• **REQUIRED TASK**
Copy exactly the lines from the one containing "Write a LaTeX" through the one containing "(0,0) rectangle (16.02,-19.26);", both included, and leave out any pictures.
═══ RECORDED DATA
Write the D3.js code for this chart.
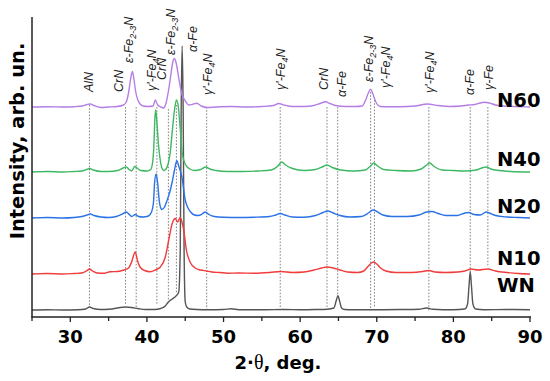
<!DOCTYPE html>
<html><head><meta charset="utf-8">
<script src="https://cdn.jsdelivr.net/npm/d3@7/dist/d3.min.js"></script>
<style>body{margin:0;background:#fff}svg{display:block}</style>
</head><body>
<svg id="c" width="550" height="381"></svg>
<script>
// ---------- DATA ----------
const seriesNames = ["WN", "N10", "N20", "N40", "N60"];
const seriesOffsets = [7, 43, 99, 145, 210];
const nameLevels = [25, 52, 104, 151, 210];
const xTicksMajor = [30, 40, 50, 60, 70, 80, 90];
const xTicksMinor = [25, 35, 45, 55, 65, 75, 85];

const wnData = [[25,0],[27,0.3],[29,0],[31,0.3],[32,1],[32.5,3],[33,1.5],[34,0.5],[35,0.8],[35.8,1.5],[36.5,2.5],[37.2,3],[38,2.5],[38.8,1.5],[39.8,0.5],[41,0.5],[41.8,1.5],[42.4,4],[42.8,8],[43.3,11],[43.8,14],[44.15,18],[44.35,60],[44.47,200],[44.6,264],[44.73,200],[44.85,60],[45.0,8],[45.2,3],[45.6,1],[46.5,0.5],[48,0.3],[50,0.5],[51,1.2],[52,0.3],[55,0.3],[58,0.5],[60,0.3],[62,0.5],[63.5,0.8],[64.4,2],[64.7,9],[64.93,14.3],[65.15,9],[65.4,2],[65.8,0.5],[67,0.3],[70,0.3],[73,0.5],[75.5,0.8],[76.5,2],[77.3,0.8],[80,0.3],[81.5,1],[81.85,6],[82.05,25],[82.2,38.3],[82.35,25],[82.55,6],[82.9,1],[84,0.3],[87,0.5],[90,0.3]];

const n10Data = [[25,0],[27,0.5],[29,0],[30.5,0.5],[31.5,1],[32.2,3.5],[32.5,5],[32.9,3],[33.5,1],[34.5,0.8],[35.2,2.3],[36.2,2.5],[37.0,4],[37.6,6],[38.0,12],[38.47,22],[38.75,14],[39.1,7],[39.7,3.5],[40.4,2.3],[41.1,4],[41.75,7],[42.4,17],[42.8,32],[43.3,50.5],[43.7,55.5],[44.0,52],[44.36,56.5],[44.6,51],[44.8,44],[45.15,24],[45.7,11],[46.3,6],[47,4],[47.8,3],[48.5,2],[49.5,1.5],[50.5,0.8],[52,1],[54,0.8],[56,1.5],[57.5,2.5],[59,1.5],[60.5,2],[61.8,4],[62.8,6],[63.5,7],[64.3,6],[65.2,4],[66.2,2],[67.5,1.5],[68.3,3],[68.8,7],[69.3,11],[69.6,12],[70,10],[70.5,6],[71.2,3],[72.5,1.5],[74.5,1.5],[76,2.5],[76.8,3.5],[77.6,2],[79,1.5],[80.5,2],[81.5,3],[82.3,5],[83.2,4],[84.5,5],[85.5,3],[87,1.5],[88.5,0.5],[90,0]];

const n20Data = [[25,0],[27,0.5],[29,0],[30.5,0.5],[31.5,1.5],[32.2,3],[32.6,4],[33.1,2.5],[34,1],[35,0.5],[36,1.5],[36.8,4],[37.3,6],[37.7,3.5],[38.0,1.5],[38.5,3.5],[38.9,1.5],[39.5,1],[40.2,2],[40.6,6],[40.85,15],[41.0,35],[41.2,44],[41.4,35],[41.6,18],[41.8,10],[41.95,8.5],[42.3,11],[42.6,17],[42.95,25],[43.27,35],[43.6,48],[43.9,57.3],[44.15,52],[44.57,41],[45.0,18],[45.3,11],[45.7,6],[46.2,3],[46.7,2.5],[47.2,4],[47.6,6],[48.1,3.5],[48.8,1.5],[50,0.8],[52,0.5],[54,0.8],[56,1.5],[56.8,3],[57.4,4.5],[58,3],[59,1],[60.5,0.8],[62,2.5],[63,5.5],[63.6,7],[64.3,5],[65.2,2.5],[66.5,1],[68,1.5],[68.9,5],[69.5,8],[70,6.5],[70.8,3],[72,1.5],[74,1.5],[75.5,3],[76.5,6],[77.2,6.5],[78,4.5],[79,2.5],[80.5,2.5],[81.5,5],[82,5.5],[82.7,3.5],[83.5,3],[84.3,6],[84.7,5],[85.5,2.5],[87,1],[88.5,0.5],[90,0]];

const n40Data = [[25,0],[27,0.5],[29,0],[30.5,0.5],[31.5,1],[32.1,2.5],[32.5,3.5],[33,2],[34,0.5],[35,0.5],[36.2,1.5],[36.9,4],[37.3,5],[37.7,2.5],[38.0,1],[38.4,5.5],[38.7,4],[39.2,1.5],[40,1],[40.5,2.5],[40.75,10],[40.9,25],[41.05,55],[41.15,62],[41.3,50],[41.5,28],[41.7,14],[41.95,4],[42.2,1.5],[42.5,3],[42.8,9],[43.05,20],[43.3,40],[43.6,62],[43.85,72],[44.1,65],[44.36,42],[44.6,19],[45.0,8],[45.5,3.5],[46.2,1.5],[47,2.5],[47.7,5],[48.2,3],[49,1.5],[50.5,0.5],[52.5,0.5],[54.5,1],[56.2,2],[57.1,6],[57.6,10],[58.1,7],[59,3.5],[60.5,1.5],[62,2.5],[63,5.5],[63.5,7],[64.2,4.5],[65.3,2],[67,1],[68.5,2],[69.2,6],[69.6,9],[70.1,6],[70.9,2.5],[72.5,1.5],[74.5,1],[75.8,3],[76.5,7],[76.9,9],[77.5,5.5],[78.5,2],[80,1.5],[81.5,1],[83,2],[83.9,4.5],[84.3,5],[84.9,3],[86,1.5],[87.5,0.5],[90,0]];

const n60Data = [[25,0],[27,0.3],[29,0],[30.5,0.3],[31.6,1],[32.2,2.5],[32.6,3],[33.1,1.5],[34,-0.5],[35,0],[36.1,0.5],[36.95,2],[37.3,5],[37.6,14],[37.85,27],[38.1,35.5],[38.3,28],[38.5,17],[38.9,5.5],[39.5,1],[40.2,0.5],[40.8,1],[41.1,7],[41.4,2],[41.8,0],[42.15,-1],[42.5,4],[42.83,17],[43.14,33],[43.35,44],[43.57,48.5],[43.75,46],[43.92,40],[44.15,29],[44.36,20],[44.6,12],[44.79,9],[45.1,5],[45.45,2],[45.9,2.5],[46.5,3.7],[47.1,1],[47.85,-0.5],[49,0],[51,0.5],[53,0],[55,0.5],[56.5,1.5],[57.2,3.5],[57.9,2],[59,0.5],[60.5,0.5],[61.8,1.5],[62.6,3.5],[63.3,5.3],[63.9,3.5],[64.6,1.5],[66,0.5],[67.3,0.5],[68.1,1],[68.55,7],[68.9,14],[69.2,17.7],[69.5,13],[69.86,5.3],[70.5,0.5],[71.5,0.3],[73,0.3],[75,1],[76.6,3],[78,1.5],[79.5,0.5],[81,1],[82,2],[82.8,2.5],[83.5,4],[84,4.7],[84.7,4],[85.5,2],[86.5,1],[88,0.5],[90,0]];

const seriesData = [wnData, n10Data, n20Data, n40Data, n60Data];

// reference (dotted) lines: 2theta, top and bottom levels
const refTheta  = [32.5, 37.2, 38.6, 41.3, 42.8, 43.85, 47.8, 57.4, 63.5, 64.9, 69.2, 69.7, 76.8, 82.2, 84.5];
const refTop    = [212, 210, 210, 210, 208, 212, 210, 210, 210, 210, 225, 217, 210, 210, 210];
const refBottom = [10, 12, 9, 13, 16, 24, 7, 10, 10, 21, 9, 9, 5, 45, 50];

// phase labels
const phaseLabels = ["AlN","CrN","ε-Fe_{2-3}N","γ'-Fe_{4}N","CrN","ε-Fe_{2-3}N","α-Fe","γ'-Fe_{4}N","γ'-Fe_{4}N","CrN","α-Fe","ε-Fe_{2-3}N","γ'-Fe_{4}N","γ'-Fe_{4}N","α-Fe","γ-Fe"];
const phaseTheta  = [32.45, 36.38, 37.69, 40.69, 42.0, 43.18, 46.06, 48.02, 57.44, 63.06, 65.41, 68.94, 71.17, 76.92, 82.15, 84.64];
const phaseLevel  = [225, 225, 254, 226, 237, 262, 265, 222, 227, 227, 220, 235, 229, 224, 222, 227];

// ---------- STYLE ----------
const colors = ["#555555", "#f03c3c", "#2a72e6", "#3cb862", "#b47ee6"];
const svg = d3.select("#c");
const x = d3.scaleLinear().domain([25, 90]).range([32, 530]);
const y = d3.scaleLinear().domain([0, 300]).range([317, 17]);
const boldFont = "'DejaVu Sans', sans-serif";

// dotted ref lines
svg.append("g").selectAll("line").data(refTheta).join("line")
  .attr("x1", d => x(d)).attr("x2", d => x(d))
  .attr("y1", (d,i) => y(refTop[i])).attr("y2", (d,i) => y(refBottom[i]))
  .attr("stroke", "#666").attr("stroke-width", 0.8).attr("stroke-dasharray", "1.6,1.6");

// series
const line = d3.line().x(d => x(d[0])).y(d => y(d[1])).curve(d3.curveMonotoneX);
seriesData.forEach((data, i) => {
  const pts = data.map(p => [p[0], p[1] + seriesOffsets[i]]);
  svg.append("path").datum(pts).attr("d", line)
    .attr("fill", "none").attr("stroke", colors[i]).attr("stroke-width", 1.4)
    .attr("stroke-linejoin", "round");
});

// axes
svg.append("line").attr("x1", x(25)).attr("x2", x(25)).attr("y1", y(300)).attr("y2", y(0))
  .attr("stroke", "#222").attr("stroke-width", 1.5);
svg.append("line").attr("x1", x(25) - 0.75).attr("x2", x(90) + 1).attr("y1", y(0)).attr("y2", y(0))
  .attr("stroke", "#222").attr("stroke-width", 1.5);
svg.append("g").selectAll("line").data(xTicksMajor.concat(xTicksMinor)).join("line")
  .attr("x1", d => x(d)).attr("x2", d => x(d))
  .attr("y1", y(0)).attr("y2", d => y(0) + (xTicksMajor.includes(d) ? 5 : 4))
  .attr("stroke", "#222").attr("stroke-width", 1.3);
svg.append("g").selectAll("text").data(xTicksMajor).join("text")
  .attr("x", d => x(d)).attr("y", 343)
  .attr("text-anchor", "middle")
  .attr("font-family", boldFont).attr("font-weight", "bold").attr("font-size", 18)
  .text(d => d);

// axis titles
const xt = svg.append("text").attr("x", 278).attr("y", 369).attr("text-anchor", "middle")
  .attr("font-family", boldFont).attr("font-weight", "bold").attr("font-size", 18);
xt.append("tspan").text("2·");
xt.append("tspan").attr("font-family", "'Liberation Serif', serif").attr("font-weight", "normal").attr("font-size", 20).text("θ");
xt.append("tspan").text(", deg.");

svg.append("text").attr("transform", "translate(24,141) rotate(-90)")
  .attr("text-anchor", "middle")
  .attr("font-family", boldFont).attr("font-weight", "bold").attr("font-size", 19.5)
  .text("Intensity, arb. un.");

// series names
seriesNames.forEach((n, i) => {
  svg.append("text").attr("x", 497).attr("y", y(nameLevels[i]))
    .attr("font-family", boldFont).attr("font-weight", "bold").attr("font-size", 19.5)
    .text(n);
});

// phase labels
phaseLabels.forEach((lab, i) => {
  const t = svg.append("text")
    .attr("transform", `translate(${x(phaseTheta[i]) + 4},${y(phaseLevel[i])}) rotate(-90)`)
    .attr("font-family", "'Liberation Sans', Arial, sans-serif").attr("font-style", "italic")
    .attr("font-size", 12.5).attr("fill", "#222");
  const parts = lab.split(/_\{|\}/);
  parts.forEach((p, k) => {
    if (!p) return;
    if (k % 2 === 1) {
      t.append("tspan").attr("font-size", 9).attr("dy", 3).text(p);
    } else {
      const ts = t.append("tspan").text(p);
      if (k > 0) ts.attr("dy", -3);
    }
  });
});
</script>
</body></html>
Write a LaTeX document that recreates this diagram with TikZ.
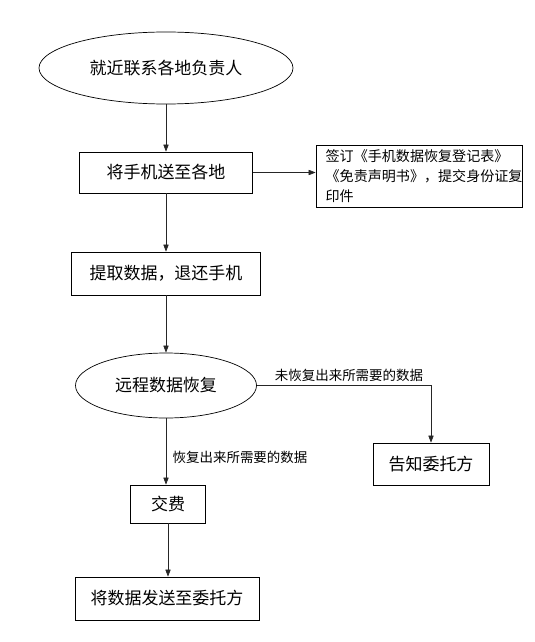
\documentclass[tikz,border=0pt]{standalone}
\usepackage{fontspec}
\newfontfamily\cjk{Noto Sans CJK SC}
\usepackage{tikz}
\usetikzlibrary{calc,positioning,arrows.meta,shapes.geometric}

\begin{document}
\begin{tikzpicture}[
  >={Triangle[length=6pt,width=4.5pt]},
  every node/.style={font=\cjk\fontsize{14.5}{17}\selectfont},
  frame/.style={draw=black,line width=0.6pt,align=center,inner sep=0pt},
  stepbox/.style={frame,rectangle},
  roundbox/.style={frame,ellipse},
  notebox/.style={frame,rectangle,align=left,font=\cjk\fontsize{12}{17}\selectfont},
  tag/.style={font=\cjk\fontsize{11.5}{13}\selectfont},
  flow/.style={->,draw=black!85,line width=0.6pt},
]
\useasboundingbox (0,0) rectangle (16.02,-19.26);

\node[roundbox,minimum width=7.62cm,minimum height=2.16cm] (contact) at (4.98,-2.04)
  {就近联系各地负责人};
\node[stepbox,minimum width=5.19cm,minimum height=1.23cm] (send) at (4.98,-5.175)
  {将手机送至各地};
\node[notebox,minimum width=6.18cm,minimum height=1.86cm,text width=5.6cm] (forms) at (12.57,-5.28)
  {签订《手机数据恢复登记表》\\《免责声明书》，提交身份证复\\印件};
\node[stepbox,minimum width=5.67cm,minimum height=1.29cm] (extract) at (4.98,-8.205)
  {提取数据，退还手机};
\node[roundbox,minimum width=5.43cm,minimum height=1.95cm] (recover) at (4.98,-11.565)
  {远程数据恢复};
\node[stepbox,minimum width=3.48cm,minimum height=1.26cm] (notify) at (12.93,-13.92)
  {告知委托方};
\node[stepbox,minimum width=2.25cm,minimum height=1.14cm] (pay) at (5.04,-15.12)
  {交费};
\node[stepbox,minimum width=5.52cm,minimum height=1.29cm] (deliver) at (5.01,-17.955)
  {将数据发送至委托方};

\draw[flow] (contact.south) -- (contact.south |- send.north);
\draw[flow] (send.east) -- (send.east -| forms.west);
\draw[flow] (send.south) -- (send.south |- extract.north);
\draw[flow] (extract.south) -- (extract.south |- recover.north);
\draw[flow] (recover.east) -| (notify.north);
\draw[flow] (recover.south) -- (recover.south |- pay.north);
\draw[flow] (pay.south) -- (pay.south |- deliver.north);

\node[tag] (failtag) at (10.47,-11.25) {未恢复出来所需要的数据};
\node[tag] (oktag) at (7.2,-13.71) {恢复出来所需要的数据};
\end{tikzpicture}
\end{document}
══════
• **RESULT FOR THIS EXERCISE**
Write a LaTeX document that recreates this diagram with TikZ.
\documentclass[tikz,border=0pt]{standalone}
\usepackage{fontspec}
\newfontfamily\cjk{Noto Sans CJK SC}
\usepackage{tikz}
\usetikzlibrary{calc,positioning,arrows.meta,shapes.geometric}

\begin{document}
\begin{tikzpicture}[
  >={Triangle[length=6pt,width=4.5pt]},
  every node/.style={font=\cjk\fontsize{14.5}{17}\selectfont},
  frame/.style={draw=black,line width=0.6pt,align=center,inner sep=0pt},
  stepbox/.style={frame,rectangle},
  roundbox/.style={frame,ellipse},
  notebox/.style={frame,rectangle,align=left,font=\cjk\fontsize{12}{17}\selectfont},
  tag/.style={font=\cjk\fontsize{11.5}{13}\selectfont},
  flow/.style={->,draw=black!85,line width=0.6pt},
]
\useasboundingbox (0,0) rectangle (16.02,-19.26);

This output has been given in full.